* _Given data_:
────────────────────

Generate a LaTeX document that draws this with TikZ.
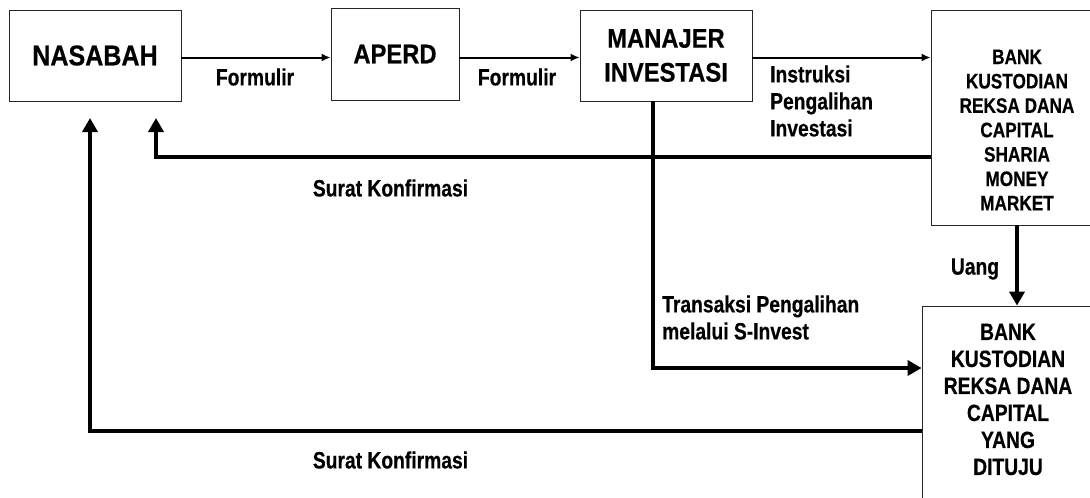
\documentclass[tikz,border=0pt]{standalone}
\usepackage{fontspec}
\setmainfont{Liberation Sans}
\newfontfamily\narrowfont{Liberation Sans}[FakeStretch=0.82,FakeBold=0.5]
\newfontfamily\headfont{Liberation Sans}[FakeStretch=0.88,FakeBold=0.5]
\usetikzlibrary{arrows.meta}

\tikzset{
  kotak/.style={draw=black!85, line width=0.8pt, inner sep=0pt, align=center,
    font=\headfont\fontsize{27}{34}\selectfont\bfseries},
  teks/.style={inner sep=0pt, font=\narrowfont\fontsize{23.5}{27}\selectfont\bfseries},
  tipis/.style={line width=2pt, -{Latex[length=9pt,width=8pt]}},
  tebal/.style={line width=4pt, -{Triangle[length=14pt,width=15pt]}},
}

\begin{document}
\begin{tikzpicture}[x=1pt,y=-1pt]
  \useasboundingbox (0,0) rectangle (1090,498);
  \clip (0,0) rectangle (1090,498);

  % Kotak
  \node[kotak, minimum width=172pt, minimum height=91pt,
    font=\headfont\fontsize{28.5}{34}\selectfont\bfseries] (nasabah) at (95,55.5) {NASABAH};
  \node[kotak, minimum width=128pt, minimum height=92pt] (aperd) at (395,54) {APERD};
  \node[kotak, minimum width=172pt, minimum height=91pt] (manajer) at (666,55.5) {MANAJER\\INVESTASI};
  \node[kotak, minimum width=172pt, minimum height=215pt] (bank1) at (1017,117.5) {};
  \node[teks, align=center, font=\narrowfont\fontsize{21}{24.4}\selectfont\bfseries]
    (bank1txt) at (1017,130) {BANK\\KUSTODIAN\\REKSA DANA\\CAPITAL\\SHARIA\\MONEY\\MARKET};
  \node[kotak, minimum width=172pt, minimum height=230pt] (bank2) at (1008,421) {};
  \node[teks, align=center] (bank2txt) at (1008,399.5) {BANK\\KUSTODIAN\\REKSA DANA\\CAPITAL\\YANG\\DITUJU};

  % Label
  \node[teks] (form1) at (255,77) {Formulir};
  \node[teks] (form2) at (517,77) {Formulir};
  \node[teks, align=left, anchor=west] (instr) at (770,101) {Instruksi\\Pengalihan\\Investasi};
  \node[teks] (surat1) at (390.5,188) {Surat Konfirmasi};
  \node[teks] (uang) at (975,269) {Uang};
  \node[teks, align=left, anchor=west] (trans) at (662,317.5) {Transaksi Pengalihan\\melalui S-Invest};
  \node[teks] (surat2) at (390.5,460) {Surat Konfirmasi};

  % Titik bantu
  \coordinate (r1) at (0,57.5);
  \coordinate (r2) at (0,157);
  \coordinate (r3) at (0,368);
  \coordinate (r4) at (0,431);
  \coordinate (ujungA) at (90,118);
  \coordinate (ujungB) at (156,118);
  \coordinate (turunMI) at (653,101);

  % Panah
  \draw[tipis] (nasabah.east |- r1) -- (aperd.west |- r1);
  \draw[tipis] (aperd.east |- r1) -- (manajer.west |- r1);
  \draw[tipis] (manajer.east |- r1) -- (bank1.west |- r1);
  \draw[tebal] (bank1.west |- r2) -| (ujungB);
  \draw[tebal] (turunMI) |- (bank2.west |- r3);
  \draw[tebal] (bank1.south) -- (bank1.south |- bank2.north);
  \draw[tebal] (bank2.west |- r4) -| (ujungA);
\end{tikzpicture}
\end{document}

────────────────────

* _Required work_: Restate the data above word for word. Do not include the images.

* _Answer for this exercise_:
Generate a LaTeX document that draws this with TikZ.
\documentclass[tikz,border=0pt]{standalone}
\usepackage{fontspec}
\setmainfont{Liberation Sans}
\newfontfamily\narrowfont{Liberation Sans}[FakeStretch=0.82,FakeBold=0.5]
\newfontfamily\headfont{Liberation Sans}[FakeStretch=0.88,FakeBold=0.5]
\usetikzlibrary{arrows.meta}

\tikzset{
  kotak/.style={draw=black!85, line width=0.8pt, inner sep=0pt, align=center,
    font=\headfont\fontsize{27}{34}\selectfont\bfseries},
  teks/.style={inner sep=0pt, font=\narrowfont\fontsize{23.5}{27}\selectfont\bfseries},
  tipis/.style={line width=2pt, -{Latex[length=9pt,width=8pt]}},
  tebal/.style={line width=4pt, -{Triangle[length=14pt,width=15pt]}},
}

\begin{document}
\begin{tikzpicture}[x=1pt,y=-1pt]
  \useasboundingbox (0,0) rectangle (1090,498);
  \clip (0,0) rectangle (1090,498);

  % Kotak
  \node[kotak, minimum width=172pt, minimum height=91pt,
    font=\headfont\fontsize{28.5}{34}\selectfont\bfseries] (nasabah) at (95,55.5) {NASABAH};
  \node[kotak, minimum width=128pt, minimum height=92pt] (aperd) at (395,54) {APERD};
  \node[kotak, minimum width=172pt, minimum height=91pt] (manajer) at (666,55.5) {MANAJER\\INVESTASI};
  \node[kotak, minimum width=172pt, minimum height=215pt] (bank1) at (1017,117.5) {};
  \node[teks, align=center, font=\narrowfont\fontsize{21}{24.4}\selectfont\bfseries]
    (bank1txt) at (1017,130) {BANK\\KUSTODIAN\\REKSA DANA\\CAPITAL\\SHARIA\\MONEY\\MARKET};
  \node[kotak, minimum width=172pt, minimum height=230pt] (bank2) at (1008,421) {};
  \node[teks, align=center] (bank2txt) at (1008,399.5) {BANK\\KUSTODIAN\\REKSA DANA\\CAPITAL\\YANG\\DITUJU};

  % Label
  \node[teks] (form1) at (255,77) {Formulir};
  \node[teks] (form2) at (517,77) {Formulir};
  \node[teks, align=left, anchor=west] (instr) at (770,101) {Instruksi\\Pengalihan\\Investasi};
  \node[teks] (surat1) at (390.5,188) {Surat Konfirmasi};
  \node[teks] (uang) at (975,269) {Uang};
  \node[teks, align=left, anchor=west] (trans) at (662,317.5) {Transaksi Pengalihan\\melalui S-Invest};
  \node[teks] (surat2) at (390.5,460) {Surat Konfirmasi};

  % Titik bantu
  \coordinate (r1) at (0,57.5);
  \coordinate (r2) at (0,157);
  \coordinate (r3) at (0,368);
  \coordinate (r4) at (0,431);
  \coordinate (ujungA) at (90,118);
  \coordinate (ujungB) at (156,118);
  \coordinate (turunMI) at (653,101);

  % Panah
  \draw[tipis] (nasabah.east |- r1) -- (aperd.west |- r1);
  \draw[tipis] (aperd.east |- r1) -- (manajer.west |- r1);
  \draw[tipis] (manajer.east |- r1) -- (bank1.west |- r1);
  \draw[tebal] (bank1.west |- r2) -| (ujungB);
  \draw[tebal] (turunMI) |- (bank2.west |- r3);
  \draw[tebal] (bank1.south) -- (bank1.south |- bank2.north);
  \draw[tebal] (bank2.west |- r4) -| (ujungA);
\end{tikzpicture}
\end{document}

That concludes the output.